Mikodez considered what he’d been given. “I posit this: we’re too lackadaisical about responding to Jedao’s propaganda campaign. Ordinarily it’s a mistake to draw attention to whatever chatter is being distributed, but that’s when you have a better chance of monitoring the sources. We apparently never manage to track down the distribution channels. Even now there’s circumstantial evidence that he’s doing something unusual there. Istradez tells me it’s driving Intelligence wild, as if I couldn’t tell.” He eyed Fenez, who was clearly unimpressed. “Scenario aside, it’s infuriating that traffic analysis hasn’t yielded anything illuminating. If our agent on the Hierarchy of Feasts had run across anything, she’d have passed on word, but that’s assuming she hasn’t been killed or subverted or turned into a paperweight.”
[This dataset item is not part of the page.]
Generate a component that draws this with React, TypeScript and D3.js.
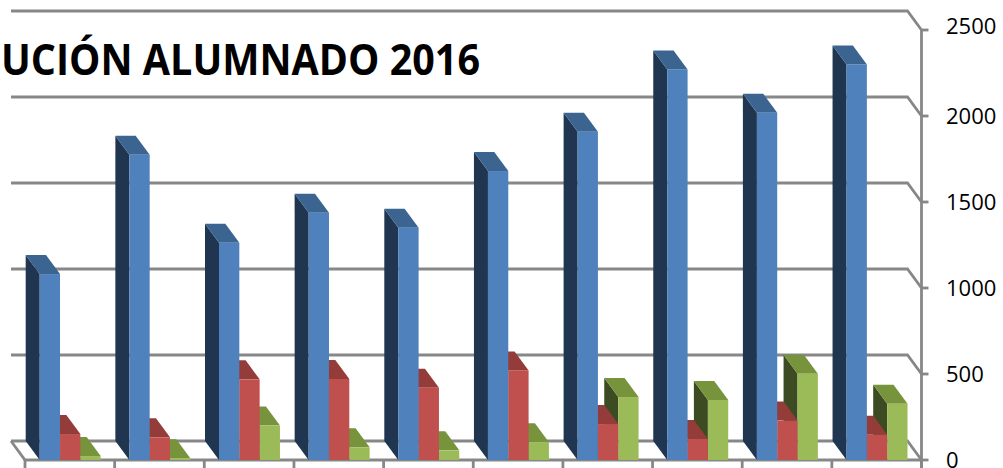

“That’s just distribution, though,” Zehun said. “You haven’t accounted for the effectiveness of the propaganda. Yes, we’ve seen a few system-level successes on Jedao’s part, but they can be attributed to locals reacting to the Hafn breathing down their necks. So go back to the scenario. Jedao can’t have kept on broadcasting bulletins that suggest that he’s as nicely leashed as someone’s dog. What changes?”